Citation
- Authors: Drosos Y. et al.
- Year: 2022
- Journal: Mol Cell 82 2472-2489.e8
- Applications: in vitro / shRNA and DNA cotransfection / PEIpro
- Cell type: 293-RTV
Method
To generate lentiviral particles, 293-RTV (ATCC) cells were co-transfected with an envelope plasmid (pVSVG), packaging vector (psPAX2), and shRNA, TET3G or SMARCB1 expression vectors with PEI Pro (Polysciences Inc.). The medium containing the lentiviral particles was harvested 48 and 72 h after transfection and centrifuged at 20,000 r.p.m. for 2h at 4 °C. Virus-containing pellets were resuspended in PBS and the viral titer was determined. 48 h after transduction, transduced cells were selected in the presence of 1 μg/mL puromycin.
Abstract
Disruption of antagonism between SWI/SNF chromatin remodelers and polycomb repressor complexes drives the formation of numerous cancer types. Recently, an inhibitor of the polycomb protein EZH2 was approved for the treatment of a sarcoma mutant in the SWI/SNF subunit SMARCB1, but resistance occurs. Here, we performed CRISPR screens in SMARCB1-mutant rhabdoid tumor cells to identify genetic contributors to SWI/SNF-polycomb antagonism and potential resistance mechanisms. We found that loss of the H3K36 methyltransferase NSD1 caused resistance to EZH2 inhibition. We show that NSD1 antagonizes polycomb via cooperation with SWI/SNF and identify co-occurrence of NSD1 inactivation in SWI/SNF-defective cancers, indicating in vivo relevance.
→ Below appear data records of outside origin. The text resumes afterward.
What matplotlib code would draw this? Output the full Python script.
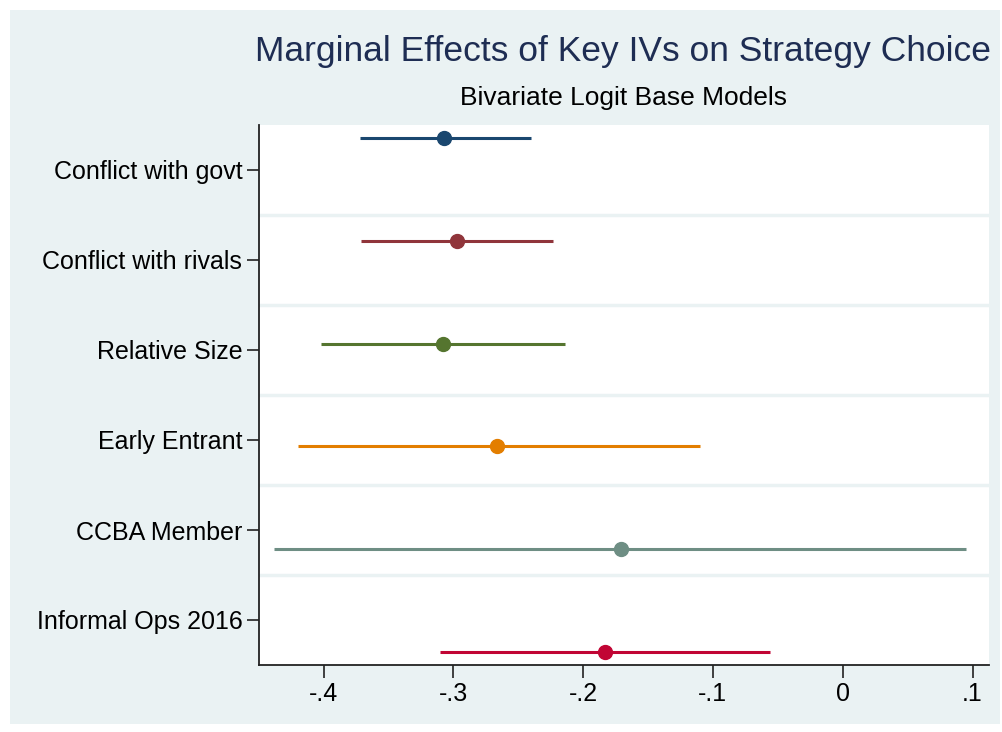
import matplotlib.pyplot as plt
from matplotlib.patches import Rectangle

# Marginal effects with 95% CIs, one model per IV
labels = ["Conflict with govt", "Conflict with rivals", "Relative Size",
          "Early Entrant", "CCBA Member", "Informal Ops 2016"]
est = [-0.307, -0.297, -0.308, -0.266, -0.171, -0.183]
lo = [-0.372, -0.371, -0.402, -0.420, -0.438, -0.310]
hi = [-0.240, -0.223, -0.214, -0.110, 0.095, -0.056]
colors = ["#1a476f", "#90353b", "#55752f", "#e37e00", "#6e8e84", "#c10534"]
xticks = [-0.4, -0.3, -0.2, -0.1, 0, 0.1]
xticklabels = ["-.4", "-.3", "-.2", "-.1", "0", ".1"]

bg = "#eaf2f3"
plt.rcParams["font.family"] = ["Liberation Sans", "DejaVu Sans"]

fig = plt.figure(figsize=(10.02, 7.32), dpi=100)
fig.patch.set_facecolor("white")
fig.patches.append(Rectangle((10 / 1002, 8 / 732), 990 / 1002, 714 / 732,
                             transform=fig.transFigure, facecolor=bg,
                             edgecolor="none", zorder=-10))

ax = fig.add_axes([259 / 1002, 1 - 665 / 732, 730 / 1002, 540 / 732])
ax.set_facecolor("white")

n = len(labels)
step = 0.144
for i in range(n):
    y = i + 1 + (i - (n - 1) / 2) * step
    ax.plot([lo[i], hi[i]], [y, y], color=colors[i], lw=2.2, solid_capstyle="butt", zorder=3)
    ax.plot(est[i], y, "o", color=colors[i], ms=10, zorder=4)

# band separators between categories
for k in range(1, n):
    ax.axhline(k + 0.5, color=bg, lw=2.5, zorder=1)

ax.set_xlim(-0.4497, 0.1127)
ax.set_ylim(n + 0.5, 0.5)
ax.set_yticks(range(1, n + 1))
ax.set_yticklabels(labels, fontsize=18)
ax.set_xticks(xticks)
ax.set_xticklabels(xticklabels, fontsize=18)
ax.tick_params(axis="both", length=9, width=1.2, color="#222222", pad=3)

for side in ["top", "right"]:
    ax.spines[side].set_visible(False)
for side in ["left", "bottom"]:
    ax.spines[side].set_linewidth(1.3)
    ax.spines[side].set_color("#222222")

fig.text(623 / 1002, 1 - 52 / 732, "Marginal Effects of Key IVs on Strategy Choice",
         ha="center", va="center", fontsize=25.5, color="#1e2d53")
fig.text(623 / 1002, 1 - 98 / 732, "Bivariate Logit Base Models",
         ha="center", va="center", fontsize=19, color="black")

fig.savefig("out.png", dpi=100)
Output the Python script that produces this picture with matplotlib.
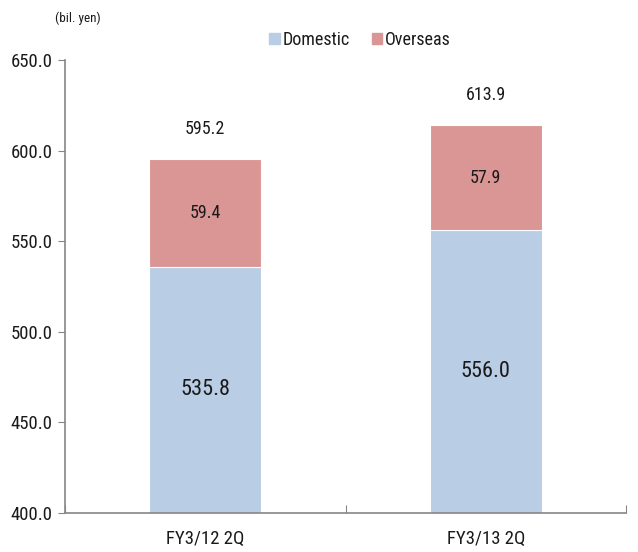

We demonstrate that H3K36me2 itself has an essential role in the activation of polycomb target genes as inhibition of the H3K36me2 demethylase KDM2A restores the efficacy of EZH2 inhibition in SWI/SNF-deficient cells lacking NSD1. Together our data expand the mechanistic understanding of SWI/SNF and polycomb interplay and identify NSD1 as the key for coordinating this transcriptional control.